EXERCISE OBJECTIVE ->
Exact reproduction is required for the lines bounded by the one containing "Clone this chart in matplotlib." and the one containing "from matplotlib import transforms", both bounds included. Print them without any pictures.
━━ DATA PROVIDED ━━
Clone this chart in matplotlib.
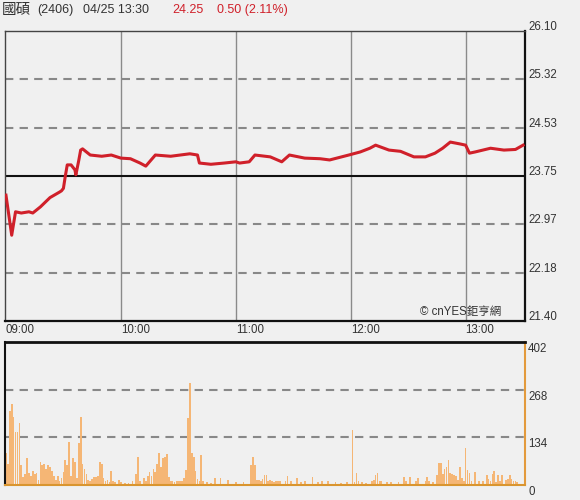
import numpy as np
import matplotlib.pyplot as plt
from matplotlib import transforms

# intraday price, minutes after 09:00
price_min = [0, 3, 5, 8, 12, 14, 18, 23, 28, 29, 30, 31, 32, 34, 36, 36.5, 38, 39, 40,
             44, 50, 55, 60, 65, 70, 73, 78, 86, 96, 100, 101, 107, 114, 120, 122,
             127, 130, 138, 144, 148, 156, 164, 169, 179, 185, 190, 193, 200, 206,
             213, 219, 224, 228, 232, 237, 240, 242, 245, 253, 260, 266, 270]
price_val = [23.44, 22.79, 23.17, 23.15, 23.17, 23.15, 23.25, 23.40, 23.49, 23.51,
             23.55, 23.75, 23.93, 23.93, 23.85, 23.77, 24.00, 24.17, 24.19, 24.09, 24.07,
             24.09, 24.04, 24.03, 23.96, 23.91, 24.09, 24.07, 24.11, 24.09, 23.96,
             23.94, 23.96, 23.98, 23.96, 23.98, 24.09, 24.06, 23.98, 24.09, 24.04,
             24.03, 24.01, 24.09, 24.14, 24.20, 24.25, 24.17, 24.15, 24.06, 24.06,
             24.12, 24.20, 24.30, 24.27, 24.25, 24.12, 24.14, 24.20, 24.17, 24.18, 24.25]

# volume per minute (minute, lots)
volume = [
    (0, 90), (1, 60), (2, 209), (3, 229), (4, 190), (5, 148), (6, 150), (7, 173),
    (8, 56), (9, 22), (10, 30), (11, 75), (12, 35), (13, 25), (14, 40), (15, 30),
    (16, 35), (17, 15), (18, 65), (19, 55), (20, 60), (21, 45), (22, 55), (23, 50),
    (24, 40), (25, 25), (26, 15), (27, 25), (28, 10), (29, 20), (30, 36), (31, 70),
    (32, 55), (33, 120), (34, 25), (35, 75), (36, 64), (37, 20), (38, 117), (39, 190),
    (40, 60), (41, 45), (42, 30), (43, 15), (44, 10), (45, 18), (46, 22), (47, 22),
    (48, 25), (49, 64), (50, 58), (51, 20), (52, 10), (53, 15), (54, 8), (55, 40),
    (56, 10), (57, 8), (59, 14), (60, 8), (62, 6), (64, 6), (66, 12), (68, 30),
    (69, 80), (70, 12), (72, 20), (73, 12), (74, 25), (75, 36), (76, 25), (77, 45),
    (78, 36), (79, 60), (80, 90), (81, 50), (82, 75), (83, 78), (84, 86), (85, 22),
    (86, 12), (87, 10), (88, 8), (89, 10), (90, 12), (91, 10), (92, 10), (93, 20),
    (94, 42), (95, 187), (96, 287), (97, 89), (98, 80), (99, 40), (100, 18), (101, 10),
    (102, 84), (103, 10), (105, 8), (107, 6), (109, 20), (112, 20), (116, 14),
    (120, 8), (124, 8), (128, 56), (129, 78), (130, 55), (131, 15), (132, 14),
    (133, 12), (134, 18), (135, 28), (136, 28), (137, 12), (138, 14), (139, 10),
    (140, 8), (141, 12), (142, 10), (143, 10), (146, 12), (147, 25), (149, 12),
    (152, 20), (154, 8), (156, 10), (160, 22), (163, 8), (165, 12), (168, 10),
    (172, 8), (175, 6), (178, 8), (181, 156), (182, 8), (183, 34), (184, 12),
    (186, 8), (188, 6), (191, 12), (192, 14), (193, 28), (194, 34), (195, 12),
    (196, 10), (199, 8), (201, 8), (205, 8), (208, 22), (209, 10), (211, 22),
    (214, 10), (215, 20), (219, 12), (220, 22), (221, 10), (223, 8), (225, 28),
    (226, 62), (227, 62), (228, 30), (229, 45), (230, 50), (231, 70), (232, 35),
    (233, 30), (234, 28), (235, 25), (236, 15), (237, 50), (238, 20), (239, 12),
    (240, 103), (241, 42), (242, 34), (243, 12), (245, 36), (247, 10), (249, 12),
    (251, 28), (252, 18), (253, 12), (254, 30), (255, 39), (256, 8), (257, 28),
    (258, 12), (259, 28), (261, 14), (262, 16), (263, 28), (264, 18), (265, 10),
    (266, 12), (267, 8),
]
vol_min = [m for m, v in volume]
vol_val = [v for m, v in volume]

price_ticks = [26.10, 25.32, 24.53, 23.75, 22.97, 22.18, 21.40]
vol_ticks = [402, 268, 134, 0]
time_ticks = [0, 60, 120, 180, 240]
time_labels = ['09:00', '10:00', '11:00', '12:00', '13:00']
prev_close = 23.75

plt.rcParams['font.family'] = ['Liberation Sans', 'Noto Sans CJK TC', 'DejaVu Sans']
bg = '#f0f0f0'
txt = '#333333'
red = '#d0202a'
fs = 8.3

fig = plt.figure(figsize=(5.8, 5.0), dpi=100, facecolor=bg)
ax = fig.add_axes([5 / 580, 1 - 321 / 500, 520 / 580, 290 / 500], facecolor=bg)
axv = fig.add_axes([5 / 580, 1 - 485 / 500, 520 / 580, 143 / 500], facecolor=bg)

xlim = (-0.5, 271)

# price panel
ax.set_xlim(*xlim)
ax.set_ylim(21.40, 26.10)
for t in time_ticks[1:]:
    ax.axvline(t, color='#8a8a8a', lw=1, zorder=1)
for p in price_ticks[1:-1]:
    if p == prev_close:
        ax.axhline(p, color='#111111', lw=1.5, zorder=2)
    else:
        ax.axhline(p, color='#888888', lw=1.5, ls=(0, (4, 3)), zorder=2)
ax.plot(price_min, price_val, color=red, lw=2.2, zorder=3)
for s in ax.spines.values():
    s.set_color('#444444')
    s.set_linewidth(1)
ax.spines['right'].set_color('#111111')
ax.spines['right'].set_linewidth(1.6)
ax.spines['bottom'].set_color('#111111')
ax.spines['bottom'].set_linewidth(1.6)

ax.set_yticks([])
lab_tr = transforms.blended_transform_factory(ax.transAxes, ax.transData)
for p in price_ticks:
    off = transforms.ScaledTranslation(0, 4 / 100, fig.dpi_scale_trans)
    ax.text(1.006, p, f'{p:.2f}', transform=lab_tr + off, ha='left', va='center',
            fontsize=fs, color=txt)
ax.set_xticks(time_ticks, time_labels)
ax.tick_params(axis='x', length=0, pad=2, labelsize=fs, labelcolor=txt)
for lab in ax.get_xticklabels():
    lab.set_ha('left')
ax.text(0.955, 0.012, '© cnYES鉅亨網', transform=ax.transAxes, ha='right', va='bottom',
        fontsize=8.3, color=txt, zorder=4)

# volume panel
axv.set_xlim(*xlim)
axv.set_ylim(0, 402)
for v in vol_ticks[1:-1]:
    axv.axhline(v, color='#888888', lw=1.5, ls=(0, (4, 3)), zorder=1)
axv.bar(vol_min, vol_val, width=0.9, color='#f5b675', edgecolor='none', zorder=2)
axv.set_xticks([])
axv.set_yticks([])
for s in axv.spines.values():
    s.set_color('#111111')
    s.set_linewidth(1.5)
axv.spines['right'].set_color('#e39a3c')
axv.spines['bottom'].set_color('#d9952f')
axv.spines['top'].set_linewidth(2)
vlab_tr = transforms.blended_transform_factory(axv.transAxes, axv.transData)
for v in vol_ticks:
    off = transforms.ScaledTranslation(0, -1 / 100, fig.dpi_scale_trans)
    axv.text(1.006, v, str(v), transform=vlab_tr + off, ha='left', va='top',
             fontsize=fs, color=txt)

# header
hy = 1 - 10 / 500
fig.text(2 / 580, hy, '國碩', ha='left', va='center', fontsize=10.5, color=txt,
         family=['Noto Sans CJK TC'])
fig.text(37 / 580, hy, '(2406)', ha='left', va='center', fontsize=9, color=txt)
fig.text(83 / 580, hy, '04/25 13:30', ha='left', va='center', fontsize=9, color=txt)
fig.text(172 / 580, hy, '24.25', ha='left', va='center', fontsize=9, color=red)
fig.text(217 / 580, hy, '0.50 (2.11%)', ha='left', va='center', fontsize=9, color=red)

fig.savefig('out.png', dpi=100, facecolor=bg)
━━━
━━ DATA PROVIDED ━━
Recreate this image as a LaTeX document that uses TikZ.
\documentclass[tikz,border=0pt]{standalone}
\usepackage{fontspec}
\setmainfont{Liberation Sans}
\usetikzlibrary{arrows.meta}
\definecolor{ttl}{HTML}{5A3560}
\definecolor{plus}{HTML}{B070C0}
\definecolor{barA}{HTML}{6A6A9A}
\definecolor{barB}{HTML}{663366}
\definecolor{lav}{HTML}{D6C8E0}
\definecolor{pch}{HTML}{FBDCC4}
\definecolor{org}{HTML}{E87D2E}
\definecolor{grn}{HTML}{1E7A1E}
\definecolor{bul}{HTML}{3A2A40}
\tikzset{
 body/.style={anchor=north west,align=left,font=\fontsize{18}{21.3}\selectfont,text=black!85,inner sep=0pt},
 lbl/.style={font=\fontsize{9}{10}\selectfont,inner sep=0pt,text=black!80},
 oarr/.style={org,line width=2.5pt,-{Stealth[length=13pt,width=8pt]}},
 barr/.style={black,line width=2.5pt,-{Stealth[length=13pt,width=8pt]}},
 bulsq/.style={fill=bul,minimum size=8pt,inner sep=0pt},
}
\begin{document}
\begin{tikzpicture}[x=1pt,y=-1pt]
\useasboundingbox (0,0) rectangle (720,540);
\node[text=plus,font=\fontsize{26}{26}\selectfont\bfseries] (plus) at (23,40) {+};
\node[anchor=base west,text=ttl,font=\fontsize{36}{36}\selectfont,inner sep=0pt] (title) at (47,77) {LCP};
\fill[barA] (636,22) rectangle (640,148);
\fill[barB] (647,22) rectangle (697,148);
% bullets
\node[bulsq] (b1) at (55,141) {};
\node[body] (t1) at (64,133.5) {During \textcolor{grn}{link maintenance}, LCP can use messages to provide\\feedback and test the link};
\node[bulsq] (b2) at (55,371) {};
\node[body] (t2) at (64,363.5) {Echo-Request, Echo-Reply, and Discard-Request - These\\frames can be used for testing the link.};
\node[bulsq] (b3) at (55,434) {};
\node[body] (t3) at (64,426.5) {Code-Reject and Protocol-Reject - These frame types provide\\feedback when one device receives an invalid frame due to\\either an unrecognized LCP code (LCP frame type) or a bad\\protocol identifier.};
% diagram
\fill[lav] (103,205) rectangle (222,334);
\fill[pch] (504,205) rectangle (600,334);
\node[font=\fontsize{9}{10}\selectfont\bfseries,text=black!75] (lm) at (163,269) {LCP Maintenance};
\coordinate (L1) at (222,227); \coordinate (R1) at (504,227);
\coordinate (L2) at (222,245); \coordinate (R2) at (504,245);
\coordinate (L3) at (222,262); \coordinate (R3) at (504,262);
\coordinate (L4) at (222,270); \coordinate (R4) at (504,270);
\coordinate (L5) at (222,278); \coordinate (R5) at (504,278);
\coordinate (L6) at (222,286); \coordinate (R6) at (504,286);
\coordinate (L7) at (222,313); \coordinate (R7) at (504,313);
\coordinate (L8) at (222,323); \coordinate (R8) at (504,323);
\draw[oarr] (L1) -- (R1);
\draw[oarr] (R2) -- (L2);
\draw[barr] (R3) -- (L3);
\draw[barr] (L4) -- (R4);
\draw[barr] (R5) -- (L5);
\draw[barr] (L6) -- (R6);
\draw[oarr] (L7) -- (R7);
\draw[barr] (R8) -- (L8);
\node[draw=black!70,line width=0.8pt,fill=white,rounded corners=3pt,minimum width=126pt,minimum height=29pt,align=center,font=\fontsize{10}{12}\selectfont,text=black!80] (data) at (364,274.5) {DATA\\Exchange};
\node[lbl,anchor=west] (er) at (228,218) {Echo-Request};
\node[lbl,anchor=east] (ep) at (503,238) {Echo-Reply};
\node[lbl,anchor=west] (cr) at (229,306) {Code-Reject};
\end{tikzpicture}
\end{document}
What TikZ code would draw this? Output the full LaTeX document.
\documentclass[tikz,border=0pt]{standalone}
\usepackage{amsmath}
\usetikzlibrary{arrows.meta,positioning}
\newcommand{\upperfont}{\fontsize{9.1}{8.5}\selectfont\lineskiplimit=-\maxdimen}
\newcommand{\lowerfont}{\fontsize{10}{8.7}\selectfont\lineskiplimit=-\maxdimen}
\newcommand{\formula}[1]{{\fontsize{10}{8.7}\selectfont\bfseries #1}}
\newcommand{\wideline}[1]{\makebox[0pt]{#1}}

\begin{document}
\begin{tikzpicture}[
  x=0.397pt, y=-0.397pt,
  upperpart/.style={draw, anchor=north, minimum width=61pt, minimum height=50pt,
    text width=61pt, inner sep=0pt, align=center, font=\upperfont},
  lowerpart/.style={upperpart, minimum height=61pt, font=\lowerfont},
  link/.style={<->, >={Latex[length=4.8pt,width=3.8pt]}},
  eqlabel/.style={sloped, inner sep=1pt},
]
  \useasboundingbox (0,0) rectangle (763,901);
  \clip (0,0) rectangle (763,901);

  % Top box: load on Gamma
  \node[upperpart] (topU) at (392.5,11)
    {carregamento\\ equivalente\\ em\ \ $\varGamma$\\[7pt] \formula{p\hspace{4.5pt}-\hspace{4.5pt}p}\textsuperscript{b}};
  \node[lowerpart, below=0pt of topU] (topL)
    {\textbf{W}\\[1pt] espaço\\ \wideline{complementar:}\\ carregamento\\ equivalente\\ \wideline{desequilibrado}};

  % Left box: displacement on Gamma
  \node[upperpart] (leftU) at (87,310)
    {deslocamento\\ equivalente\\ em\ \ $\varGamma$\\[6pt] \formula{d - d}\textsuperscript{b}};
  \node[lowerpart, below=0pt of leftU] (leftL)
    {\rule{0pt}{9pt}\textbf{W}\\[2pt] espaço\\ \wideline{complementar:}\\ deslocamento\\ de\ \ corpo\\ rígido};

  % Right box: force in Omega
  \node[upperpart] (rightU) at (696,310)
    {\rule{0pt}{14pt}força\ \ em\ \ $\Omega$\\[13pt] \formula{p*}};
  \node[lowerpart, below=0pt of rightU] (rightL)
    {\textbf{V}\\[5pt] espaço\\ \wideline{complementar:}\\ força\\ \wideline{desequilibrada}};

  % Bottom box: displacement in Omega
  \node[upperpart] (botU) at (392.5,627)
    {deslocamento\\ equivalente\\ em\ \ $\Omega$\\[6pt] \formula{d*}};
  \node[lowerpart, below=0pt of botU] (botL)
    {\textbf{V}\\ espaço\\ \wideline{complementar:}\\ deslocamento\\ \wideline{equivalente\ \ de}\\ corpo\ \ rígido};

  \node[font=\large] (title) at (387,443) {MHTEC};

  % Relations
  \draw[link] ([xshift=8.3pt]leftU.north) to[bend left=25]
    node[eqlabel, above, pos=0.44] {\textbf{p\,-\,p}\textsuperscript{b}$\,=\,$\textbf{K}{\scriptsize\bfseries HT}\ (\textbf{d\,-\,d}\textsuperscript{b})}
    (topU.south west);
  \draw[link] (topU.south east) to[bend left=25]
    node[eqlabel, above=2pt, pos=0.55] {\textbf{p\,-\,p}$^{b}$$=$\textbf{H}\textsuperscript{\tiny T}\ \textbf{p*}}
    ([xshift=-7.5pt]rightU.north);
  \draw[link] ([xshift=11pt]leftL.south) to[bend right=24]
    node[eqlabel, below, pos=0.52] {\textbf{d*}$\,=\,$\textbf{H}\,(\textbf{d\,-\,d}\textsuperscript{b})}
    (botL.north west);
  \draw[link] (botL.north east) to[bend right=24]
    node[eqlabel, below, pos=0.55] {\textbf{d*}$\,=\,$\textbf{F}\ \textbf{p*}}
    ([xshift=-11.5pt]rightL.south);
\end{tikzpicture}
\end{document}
━━━
━━ DATA PROVIDED ━━
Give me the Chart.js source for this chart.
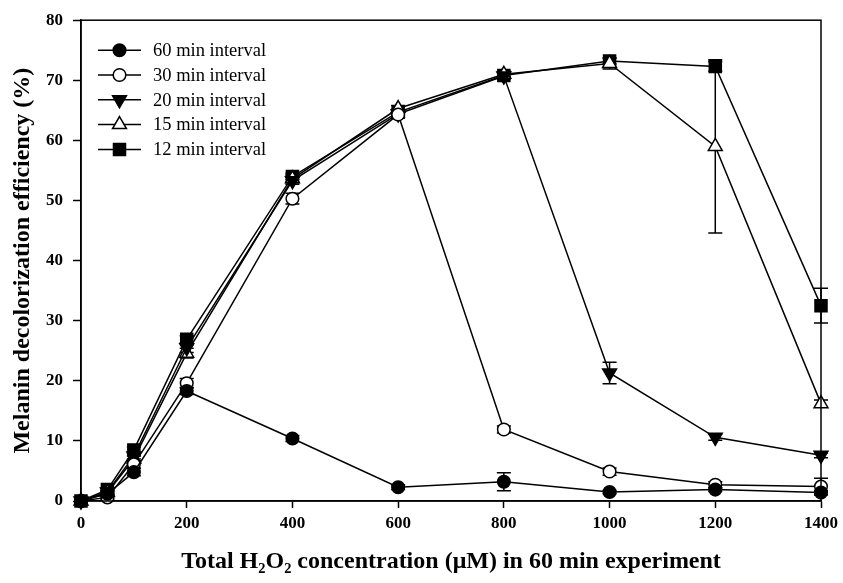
━━━
COMPLETED EXERCISE ->
Clone this chart in matplotlib.
import numpy as np
import matplotlib.pyplot as plt
from matplotlib import transforms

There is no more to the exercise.